Questa democratizzazione tipografica ha però aumentato il bisogno di distintività, che unito ad una crescente sensibilità visiva anche tra i non addetti ai lavori, ha spinto sempre più aziende ad avere caratteri tipografici proprietari, i cosiddetti “Custom Fonts”. Oltre ad essere motivo di distinzione e prestigio, questa scelta rappresenta talvolta anche un grande vantaggio economico.
Un caso emblematico è quello di Netflix, che disegnando il proprio carattere ha risparmiato milioni di dollari di diritti di copyright.
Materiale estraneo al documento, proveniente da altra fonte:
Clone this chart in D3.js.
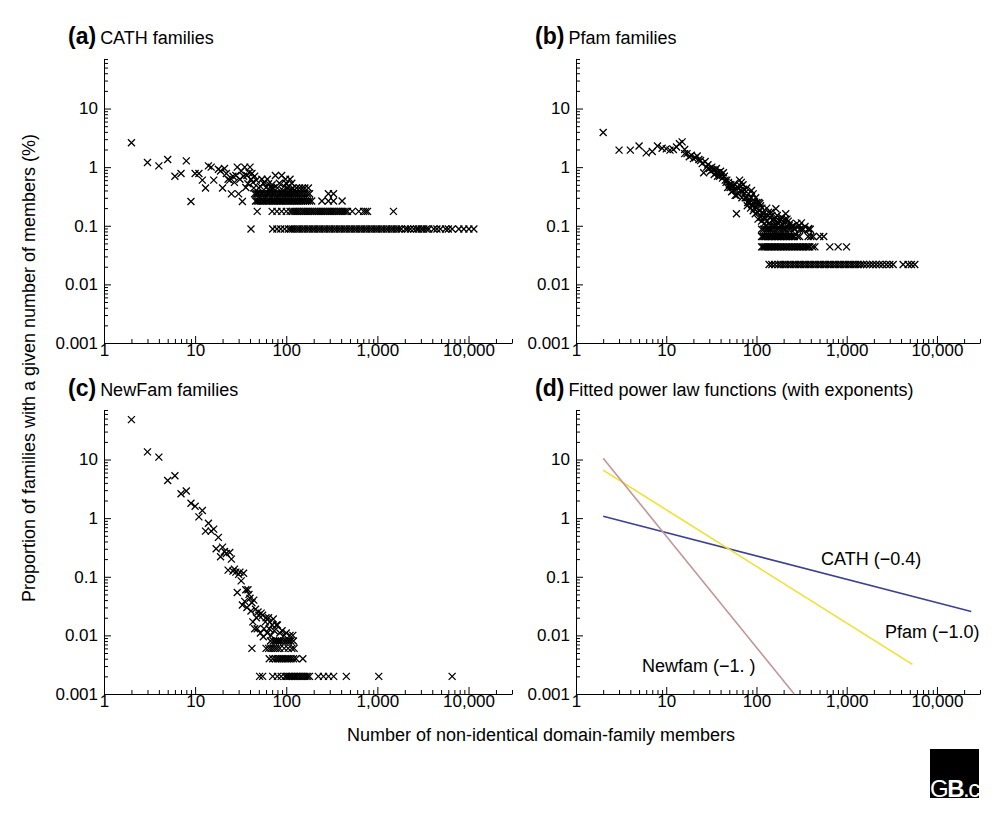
<!DOCTYPE html>
<html><head><meta charset="utf-8">
<script src="https://cdn.jsdelivr.net/npm/d3@7"></script>
<style>
html,body{margin:0;padding:0;background:#fff;}
svg{display:block;font-family:"Liberation Sans",Arial,Helvetica,sans-serif;}
</style></head><body>
<svg id="chart" width="997" height="815"></svg>
<script>
// ---------- tick labels ----------
const xTickValues = [1, 10, 100, 1000, 10000];
const xTickLabels = ["1", "10", "100", "1,000", "10,000"];
const yTickValues = [0.001, 0.01, 0.1, 1, 10];
const yTickLabels = ["0.001", "0.01", "0.1", "1", "10"];
const xDomain = [1, 30000];
const yDomain = [0.001, 70];

// ---------- panel titles ----------
const panelLetters = ["(a)", "(b)", "(c)", "(d)"];
const panelTitles = ["CATH families", "Pfam families", "NewFam families", "Fitted power law functions (with exponents)"];

// ---------- (a) CATH ----------
const cathX = [2,3,4,5,6,7,8,9,10,11,12,13,14,15,16,18,19,20,21,22,23,24,25,26,27,28,29,30,31,32,33,34,35,36,37,38,39,40,41,42,43,44,45,47,48,50,52,54,56,58,60,62,64,66,68,70,72,76,80,84,89,92,95,98,100,103,106,110,112,115,118,122,130,140,150,160,175];
const cathY = [2.6,1.2,1.05,1.35,0.7,0.78,1.28,0.26,0.78,0.78,0.6,0.44,1.05,1.0,0.6,0.92,0.86,0.44,0.95,0.78,0.62,0.6,0.35,0.7,0.55,0.72,1.0,0.35,0.62,0.86,0.26,0.7,1.0,0.45,0.72,0.52,0.8,1.0,0.62,0.78,0.55,0.44,0.7,0.6,0.35,0.44,0.47,0.62,0.53,0.55,0.45,0.62,0.52,0.4,0.45,0.5,0.44,0.72,0.44,0.53,0.72,0.4,0.47,0.62,0.53,0.44,0.47,0.62,0.4,0.53,0.44,0.4,0.44,0.44,0.44,0.44,0.44];
const cathRowLevels = [0.088, 0.176, 0.264, 0.352];
const cathRow1X = [41,71,79,87,96,106,112,118,125,133,141,150,160,170,181,193,205,218,232,247,263,280,298,317,338,360,383,408,434,462,492,524,558,594,632,673,716,762,811,863,919,978,1040,1110,1180,1260,1340,1430,1520,1620,1720,1830,2030,2150,2300,2510,2700,2840,3050,3230,3450,3660,4160,4500,4920,5590,6000,6620,7830,8890,10090,11440];
const cathRow2X = [48,70,79,89,100,110,116,122,128,134,140,147,154,161,169,177,186,195,204,214,224,235,246,258,270,283,296,310,325,340,356,373,390,410,430,450,470,530,625,705,745,780,1500];
const cathRow3X = [46,48,50,52,55,57,60,62,65,68,71,74,77,80,84,87,91,95,99,103,108,113,118,123,129,135,141,148,155,163,171,180,190,246,290,330,410];
const cathRow4X = [45,47,50,53,55,58,61,64,66,70,73,76,80,84,88,92,97,102,107,112,118,124,130,137,144,151,160,170,180,290,330];

// ---------- (b) Pfam ----------
const pfamX = [2,3,4,5,6,7,8,9,10,11,12,13,14,15,16,16,17,18,19,20,21,22,23,24,25,26,27,28,29,30,31,32,33,34,35,36,36,37,38,39,40,41,42,43,44,45,46,47,48,49,50,51,52,53,54,55,56,57,58,59,60,60,62,63,65,66,67,68,69,70,71,72,74,75,77,78,79,80,82,83,84,86,87,88,89,90,92,92,94,95,97,98,100,101,103,104,106,108,109,111,112,114,115,117,119,121,122,125,127,130,132,134,136,138,141,143,145,148,150,153,155,158,160,164,168,170,172,175,180,185,188,190,195,200,203,208,211,218,225,230,235,245,255,260,280,300,315,345,380];
const pfamY = [3.9,1.95,1.95,2.3,1.75,1.85,2.3,2.1,2.05,1.95,2.0,2.2,2.5,2.7,2.0,1.7,1.7,1.5,1.6,1.4,1.45,1.55,1.35,1.3,1.15,0.8,1.25,1.0,1.1,0.95,0.85,1.0,0.9,0.75,0.9,0.8,0.95,0.7,0.8,0.7,0.85,0.75,0.65,0.8,0.7,0.6,0.55,0.6,0.45,0.55,0.5,0.45,0.5,0.38,0.45,0.4,0.48,0.52,0.33,0.42,0.16,0.33,0.45,0.35,0.6,0.4,0.47,0.55,0.3,0.38,0.5,0.42,0.36,0.3,0.3,0.44,0.22,0.25,0.35,0.25,0.28,0.2,0.3,0.4,0.23,0.22,0.18,0.35,0.2,0.26,0.16,0.3,0.2,0.25,0.17,0.13,0.25,0.18,0.24,0.22,0.14,0.12,0.2,0.17,0.16,0.14,0.11,0.13,0.1,0.2,0.12,0.15,0.17,0.11,0.14,0.1,0.17,0.15,0.125,0.13,0.1,0.1,0.13,0.195,0.1,0.15,0.13,0.11,0.12,0.1,0.13,0.14,0.105,0.09,0.11,0.13,0.16,0.13,0.12,0.1,0.11,0.097,0.1,0.09,0.11,0.1,0.112,0.097,0.09];
const pfamRowLevels = [0.0218, 0.0436, 0.0654, 0.0872];
const pfamRow1X = [138,148,160,174,185,197,210,224,239,255,272,290,309,329,351,374,399,425,453,483,515,549,585,624,665,709,756,806,859,916,976,1040,1110,1180,1260,1340,1430,1530,1660,1800,1950,2120,2300,2500,2750,3000,3270,4220,4790,5210,5680];
const pfamRow2X = [114,118,122,126,131,136,141,146,152,158,164,170,177,184,191,199,207,215,224,233,243,253,263,274,285,297,309,322,335,349,363,378,390,420,444,650,803,995];
const pfamRow3X = [114,118,122,126,131,136,141,146,152,158,164,170,177,184,191,199,207,215,224,233,243,253,263,285,300,374,400,425,503,556];
const pfamRow4X = [114,120,127,133,140,147,155,165,175,186,197,210,225,240,265,300,315,330,375,395];

// ---------- (c) NewFam ----------
const newfamX = [2,3,4,5,6,7,8,9,10,11,12,13,14,15,16,17,18,19,20,21,22,23,24,25,26,27,28,29,30,31,32,33,34,35,36,37,38,39,40,41,42,43,44,45,46,47,48,49,50,52,53,55,56,57,59,60,62,64,65,66,68,70,72,74,78,80,85,90,95,100,110,118];
const newfamY = [48,13.5,11,4.4,5.3,2.6,2.9,1.8,1.6,1.05,1.35,0.6,0.82,0.6,0.65,0.3,0.47,0.22,0.32,0.27,0.25,0.13,0.26,0.2,0.125,0.135,0.12,0.054,0.11,0.12,0.085,0.033,0.115,0.038,0.06,0.03,0.06,0.05,0.043,0.026,0.036,0.017,0.04,0.013,0.028,0.02,0.013,0.025,0.022,0.011,0.024,0.022,0.0095,0.013,0.017,0.02,0.011,0.02,0.013,0.017,0.01,0.015,0.019,0.012,0.015,0.015,0.011,0.012,0.01,0.011,0.01,0.01];
const newfamRowLevels = [0.002, 0.004, 0.006, 0.008];
const newfamRow1X = [51,55,71,80,88,97,101,105,109,113,118,123,128,133,139,145,151,158,165,172,180,225,256,291,331,456,1035,6610];
const newfamRow2X = [65,71,76,80,84,88,92,97,102,107,113,120,128,152];
const newfamRow3X = [42,60,64,68,72,76,80,85,95,105,115,122];
const newfamRow4X = [67,72,76,80,84,88,94,100,106,112,120];

// ---------- (d) fitted power laws ----------
const fitNames = ["CATH (\u22120.4)", "Pfam (\u22121.0)", "Newfam (\u22121. )"];
const fitStartX = [2, 2, 2];
const fitStartY = [1.08, 6.6, 10.5];
const fitEndX = [24000, 5350, 262];
const fitEndY = [0.0255, 0.0032, 0.001];
const fitColors = ["#3d4290", "#f0e030", "#c29696"];

// ---------- layout ----------
const svg = d3.select("#chart");
const panels = [
  {x0:104, x1:512, y0:59,  y1:343, tx:68,  ty:44},
  {x0:576, x1:980, y0:59,  y1:343, tx:535, ty:44},
  {x0:104, x1:512, y0:410, y1:694, tx:68,  ty:396},
  {x0:576, x1:980, y0:410, y1:694, tx:535, ty:396}
];
const FONT = '"Liberation Sans", Arial, Helvetica, sans-serif';

function minorTicks(lo, hi) {
  const out = [];
  for (let e = -3; e <= 4; e++) {
    for (let k = 2; k <= 9; k++) {
      const v = +(k * Math.pow(10, e)).toPrecision(3);
      if (v >= lo * 0.999 && v <= hi * 1.001) out.push(v);
    }
  }
  return out;
}

function drawPanel(p, i) {
  const x = d3.scaleLog().domain(xDomain).range([p.x0, p.x1]);
  const y = d3.scaleLog().domain(yDomain).range([p.y1, p.y0]);
  const g = svg.append("g");

  // title
  const t = g.append("text").attr("x", p.tx).attr("y", p.ty).attr("fill", "#000").attr("font-family", FONT);
  t.append("tspan").attr("font-weight", "bold").attr("font-size", 23).text(panelLetters[i]);
  t.append("tspan").attr("dx", 4).attr("font-size", 18).text(panelTitles[i]);

  // x axis
  const gx = g.append("g").attr("transform", `translate(0,${p.y1})`)
    .call(d3.axisBottom(x).tickValues(xTickValues).tickFormat((d, j) => xTickLabels[j])
      .tickSizeInner(-7).tickSizeOuter(0).tickPadding(1));
  gx.attr("font-size", 17).attr("font-family", FONT);
  g.append("g").attr("transform", `translate(0,${p.y1})`)
    .call(d3.axisBottom(x).tickValues(minorTicks(xDomain[0], xDomain[1]).filter(v => xTickValues.indexOf(v) < 0))
      .tickFormat("").tickSizeInner(-4).tickSizeOuter(0))
    .call(s => s.select(".domain").remove());

  // y axis
  const gy = g.append("g").attr("transform", `translate(${p.x0},0)`)
    .call(d3.axisLeft(y).tickValues(yTickValues).tickFormat((d, j) => yTickLabels[j])
      .tickSizeInner(-7).tickSizeOuter(0).tickPadding(6));
  gy.attr("font-size", 17).attr("font-family", FONT);
  g.append("g").attr("transform", `translate(${p.x0},0)`)
    .call(d3.axisLeft(y).tickValues(minorTicks(yDomain[0], yDomain[1]).filter(v => yTickValues.indexOf(v) < 0))
      .tickFormat("").tickSizeInner(-4).tickSizeOuter(0))
    .call(s => s.select(".domain").remove());

  return {g, x, y};
}

const cross = "M-3.5,-3.5L3.5,3.5M-3.5,3.5L3.5,-3.5";
function drawPoints(ctx, xs, ys, rows, levels) {
  const pts = xs.map((v, j) => [v, ys[j]]);
  rows.forEach((r, k) => r.forEach(v => pts.push([v, levels[k]])));
  ctx.g.append("g").selectAll("path").data(pts).join("path")
    .attr("transform", d => `translate(${ctx.x(d[0])},${ctx.y(d[1])})`)
    .attr("d", cross).attr("fill", "none").attr("stroke", "#000").attr("stroke-width", 1.3);
}

const pa = drawPanel(panels[0], 0);
drawPoints(pa, cathX, cathY, [cathRow1X, cathRow2X, cathRow3X, cathRow4X], cathRowLevels);
const pb = drawPanel(panels[1], 1);
drawPoints(pb, pfamX, pfamY, [pfamRow1X, pfamRow2X, pfamRow3X, pfamRow4X], pfamRowLevels);
const pc = drawPanel(panels[2], 2);
drawPoints(pc, newfamX, newfamY, [newfamRow1X, newfamRow2X, newfamRow3X, newfamRow4X], newfamRowLevels);
const pd = drawPanel(panels[3], 3);

const line = d3.line().x(d => pd.x(d[0])).y(d => pd.y(d[1]));
const fitOrder = [0, 1, 2];
fitOrder.forEach(j => {
  pd.g.append("path")
    .attr("d", line([[fitStartX[j], fitStartY[j]], [fitEndX[j], fitEndY[j]]]))
    .attr("fill", "none").attr("stroke", fitColors[j]).attr("stroke-width", 1.6);
});
const fitLabelPos = [[821, 565], [885, 638], [642, 672]];
fitNames.forEach((n, j) => {
  pd.g.append("text").attr("x", fitLabelPos[j][0]).attr("y", fitLabelPos[j][1])
    .attr("font-size", 18).attr("font-family", FONT).attr("fill", "#000").text(n);
});

// shared axis titles
svg.append("text").attr("x", 541).attr("y", 741).attr("text-anchor", "middle")
  .attr("font-size", 18).attr("font-family", FONT).attr("fill", "#000")
  .text("Number of non-identical domain-family members");
svg.append("text").attr("transform", "translate(35,368) rotate(-90)").attr("text-anchor", "middle")
  .attr("font-size", 18).attr("font-family", FONT).attr("fill", "#000")
  .text("Proportion of families with a given number of members (%)");

// logo
const logo = svg.append("g");
logo.append("clipPath").attr("id", "logoclip").append("rect").attr("x", 930).attr("y", 749).attr("width", 49).attr("height", 49);
logo.append("rect").attr("x", 930).attr("y", 749).attr("width", 49).attr("height", 49).attr("fill", "#000");
const lt = logo.append("text").attr("clip-path", "url(#logoclip)").attr("x", 930).attr("y", 797)
  .attr("font-size", 24).attr("font-family", FONT).attr("fill", "#fff").attr("letter-spacing", -1.5);
lt.append("tspan").text("G");
lt.append("tspan").attr("font-weight", "bold").text("B");
lt.append("tspan").text(".c");
</script>
</body></html>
O come il “Cereal” il custom font di Airbnb realizzato da Dalton Maag nel 2018.
Tornando alla tecnologia, c’è stato un altro evento importante che ha segnato gli anni ‘10, cambiando le regole del gioco nel mondo tipografico: l’introduzione nel 2016 delle Variable Fonts.
Una nuova tecnologia che ha esteso le possibilità dell’Open Type consentendo di avere in un singolo font file innumerevoli varianti di peso e forma che diventano “variabili” , cioè modificabili direttamente all’interno del programma. Non più grandi famiglie di caratteri, ma un unico file che le racchiude tutte e ne rispetta in ogni versione le caratteristiche e l’identità iniziale.
Attualmente ancora in fase di completa affermazione, questa tecnologia riesce a garantire la massima flessibilità di un carattere e al tempo stesso il massimo rendimento in termini di peso, fattore importante per il web.
Si conclude un decennio intenso, in cui la tecnologia, soprattutto quella legata al web, è stata il filo conduttore dei grandi cambiamenti che hanno reso la buona tipografia sempre più apprezzata e centrale.
È probabile che nei prossimi anni la maggiore attenzione dei progettisti verso il design customer-centric unita allo sviluppo di nuove tecnologie, segneranno un punto di svolta nel rapporto di interazione tra utente e tipografia, migliorando sempre più l’esperienza di fruizione in relazione alla funzionalità.
Quello che è certo è che entriamo nel nuovo decennio rinnovando un’idea che ci ha accompagnato negli anni: “Type matters!” ora più che mai.